New research provides complete picture of cancer mortality burden

In an Australian first, Queensland researchers have used a new measure to provide a more complete picture of the mortality burden associated with a cancer diagnosis.

The study*, which looked at survival patterns across 13 types of cancer and a population-based cohort of over 2 million Australian cancer patients, was led by Cancer Council Queensland researchers.

The release of the findings coincides with the 33rd anniversary of Cancer Council’s Daffodil Day on Friday (August 23).

The standard measure of survival, known as relative survival, ignores the possibility that a person diagnosed with cancer may also die of causes other than their diagnosed cancer.

Cancer Council Queensland CEO Ms Chris McMillan explained that the new measure used in the study, crude probability of death, allows the real risk of cancer death within ten years of cancer diagnosis to be estimated.

“The observed reductions over three decades in the probabilities of death due to cancer among Australian cancer patients are encouraging,” Ms McMillan said.

“However, this study also highlights that cancer still causes the premature death of many Australians, particularly those diagnosed with lung cancer, pancreatic cancer, stomach cancer or leukaemia, along with cervical cancer among females, where more than 50 per cent of patients die of their cancer within 10 years of diagnosis.

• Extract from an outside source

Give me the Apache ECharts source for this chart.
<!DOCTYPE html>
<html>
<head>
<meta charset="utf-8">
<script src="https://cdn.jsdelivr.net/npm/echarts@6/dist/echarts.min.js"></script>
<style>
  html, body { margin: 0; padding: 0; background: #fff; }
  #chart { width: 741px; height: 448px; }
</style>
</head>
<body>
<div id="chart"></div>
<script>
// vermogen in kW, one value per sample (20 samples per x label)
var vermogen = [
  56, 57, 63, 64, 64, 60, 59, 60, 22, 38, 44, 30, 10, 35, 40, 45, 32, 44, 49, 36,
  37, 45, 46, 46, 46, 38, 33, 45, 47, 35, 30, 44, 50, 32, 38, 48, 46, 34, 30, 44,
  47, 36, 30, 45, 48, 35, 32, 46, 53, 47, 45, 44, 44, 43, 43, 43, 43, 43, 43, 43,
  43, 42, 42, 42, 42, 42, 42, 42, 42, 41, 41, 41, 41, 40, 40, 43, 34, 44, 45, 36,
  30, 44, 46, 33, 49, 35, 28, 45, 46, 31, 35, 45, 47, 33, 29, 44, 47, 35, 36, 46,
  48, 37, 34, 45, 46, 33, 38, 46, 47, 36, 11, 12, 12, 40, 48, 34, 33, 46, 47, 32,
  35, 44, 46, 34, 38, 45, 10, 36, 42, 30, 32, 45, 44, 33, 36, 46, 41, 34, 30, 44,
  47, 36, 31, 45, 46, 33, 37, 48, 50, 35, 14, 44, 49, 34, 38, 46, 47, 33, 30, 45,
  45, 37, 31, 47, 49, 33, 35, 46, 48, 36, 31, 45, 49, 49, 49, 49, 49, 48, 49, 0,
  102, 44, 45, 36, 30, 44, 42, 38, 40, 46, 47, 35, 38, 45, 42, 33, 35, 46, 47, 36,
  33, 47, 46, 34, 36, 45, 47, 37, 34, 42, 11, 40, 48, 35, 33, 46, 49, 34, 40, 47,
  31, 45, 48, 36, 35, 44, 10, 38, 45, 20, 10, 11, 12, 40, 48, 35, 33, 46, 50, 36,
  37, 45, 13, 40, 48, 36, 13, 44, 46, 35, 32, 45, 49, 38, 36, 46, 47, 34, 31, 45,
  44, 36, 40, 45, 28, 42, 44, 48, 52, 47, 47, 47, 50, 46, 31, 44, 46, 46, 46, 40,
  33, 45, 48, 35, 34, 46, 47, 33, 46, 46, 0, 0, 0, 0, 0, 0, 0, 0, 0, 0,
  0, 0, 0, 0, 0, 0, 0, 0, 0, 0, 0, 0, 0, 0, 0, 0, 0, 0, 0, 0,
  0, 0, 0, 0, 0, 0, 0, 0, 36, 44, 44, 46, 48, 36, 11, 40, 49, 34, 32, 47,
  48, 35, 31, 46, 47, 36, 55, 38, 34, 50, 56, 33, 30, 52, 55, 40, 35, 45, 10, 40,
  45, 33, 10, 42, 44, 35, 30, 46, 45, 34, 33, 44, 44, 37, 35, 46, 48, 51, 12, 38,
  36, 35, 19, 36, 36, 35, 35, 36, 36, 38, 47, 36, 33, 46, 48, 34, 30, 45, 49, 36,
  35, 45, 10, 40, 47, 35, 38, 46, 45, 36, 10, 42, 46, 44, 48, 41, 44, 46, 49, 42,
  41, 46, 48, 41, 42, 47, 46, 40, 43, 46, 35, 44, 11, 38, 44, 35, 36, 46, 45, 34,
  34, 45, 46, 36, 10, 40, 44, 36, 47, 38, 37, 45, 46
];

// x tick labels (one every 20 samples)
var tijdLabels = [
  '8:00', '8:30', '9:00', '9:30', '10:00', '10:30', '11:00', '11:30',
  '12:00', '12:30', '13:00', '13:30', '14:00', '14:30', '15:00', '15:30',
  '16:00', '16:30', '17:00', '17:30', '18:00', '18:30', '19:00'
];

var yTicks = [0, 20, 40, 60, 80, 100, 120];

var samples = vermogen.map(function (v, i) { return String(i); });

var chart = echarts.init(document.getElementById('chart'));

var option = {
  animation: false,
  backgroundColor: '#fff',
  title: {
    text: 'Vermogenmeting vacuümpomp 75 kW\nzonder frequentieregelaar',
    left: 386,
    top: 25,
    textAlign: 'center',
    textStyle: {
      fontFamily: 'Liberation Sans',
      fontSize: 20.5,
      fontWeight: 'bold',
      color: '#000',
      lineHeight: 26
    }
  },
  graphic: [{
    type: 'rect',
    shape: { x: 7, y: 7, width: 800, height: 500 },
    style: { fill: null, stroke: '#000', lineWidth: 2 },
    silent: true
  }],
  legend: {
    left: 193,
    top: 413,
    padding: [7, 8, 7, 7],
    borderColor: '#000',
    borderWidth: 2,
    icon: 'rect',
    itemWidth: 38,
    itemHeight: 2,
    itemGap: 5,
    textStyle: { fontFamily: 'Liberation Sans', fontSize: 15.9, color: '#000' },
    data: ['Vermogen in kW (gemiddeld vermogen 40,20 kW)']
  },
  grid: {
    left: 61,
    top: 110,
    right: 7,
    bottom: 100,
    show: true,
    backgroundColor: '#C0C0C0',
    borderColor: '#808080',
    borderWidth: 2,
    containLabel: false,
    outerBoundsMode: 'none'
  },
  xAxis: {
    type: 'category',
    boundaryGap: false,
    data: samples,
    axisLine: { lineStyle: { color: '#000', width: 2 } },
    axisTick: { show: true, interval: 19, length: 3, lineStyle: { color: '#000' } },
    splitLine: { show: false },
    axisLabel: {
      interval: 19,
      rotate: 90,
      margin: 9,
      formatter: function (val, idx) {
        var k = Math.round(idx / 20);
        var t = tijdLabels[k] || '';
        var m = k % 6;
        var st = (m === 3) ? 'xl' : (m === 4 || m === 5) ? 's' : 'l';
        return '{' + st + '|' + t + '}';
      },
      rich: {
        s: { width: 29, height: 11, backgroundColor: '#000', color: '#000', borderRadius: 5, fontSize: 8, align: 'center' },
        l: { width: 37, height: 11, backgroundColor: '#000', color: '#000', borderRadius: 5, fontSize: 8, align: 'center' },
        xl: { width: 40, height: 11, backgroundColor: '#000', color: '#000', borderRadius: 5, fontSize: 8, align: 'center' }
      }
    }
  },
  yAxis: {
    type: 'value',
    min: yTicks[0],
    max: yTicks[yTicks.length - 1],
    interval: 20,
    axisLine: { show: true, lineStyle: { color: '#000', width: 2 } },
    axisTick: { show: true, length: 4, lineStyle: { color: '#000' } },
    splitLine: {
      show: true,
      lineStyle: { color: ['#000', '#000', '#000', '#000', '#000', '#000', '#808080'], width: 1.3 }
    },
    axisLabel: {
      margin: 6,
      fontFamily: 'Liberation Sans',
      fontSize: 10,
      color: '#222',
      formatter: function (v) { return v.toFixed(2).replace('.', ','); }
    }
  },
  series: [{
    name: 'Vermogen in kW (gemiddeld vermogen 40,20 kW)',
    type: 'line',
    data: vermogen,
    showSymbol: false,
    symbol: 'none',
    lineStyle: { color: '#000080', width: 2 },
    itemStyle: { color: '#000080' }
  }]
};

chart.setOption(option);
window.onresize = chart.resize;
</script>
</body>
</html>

“These results highlight the need for continuing efforts to improve cancer prevention, diagnosis and treatment.

“While the specific causes of improvements in survival are complex, they are consistent with advances in diagnostic methods and treatment options once a cancer is diagnosed. These advances only happen through research.

“This Daffodil Day, we’re calling on the community to donate towards our next three decades of cancer control.

“The number of Australians living with or beyond cancer is expected to increase by a staggering 73 per cent in the next 22 years and we urgently need community donations to invest in ongoing research towards saving more lives.

“The daffodil is the international symbol of hope – we can all give more than hope to those affected by cancer simply by supporting the cause.”

Australians are encouraged to donate online this August, or at sites across the country on Daffodil Day.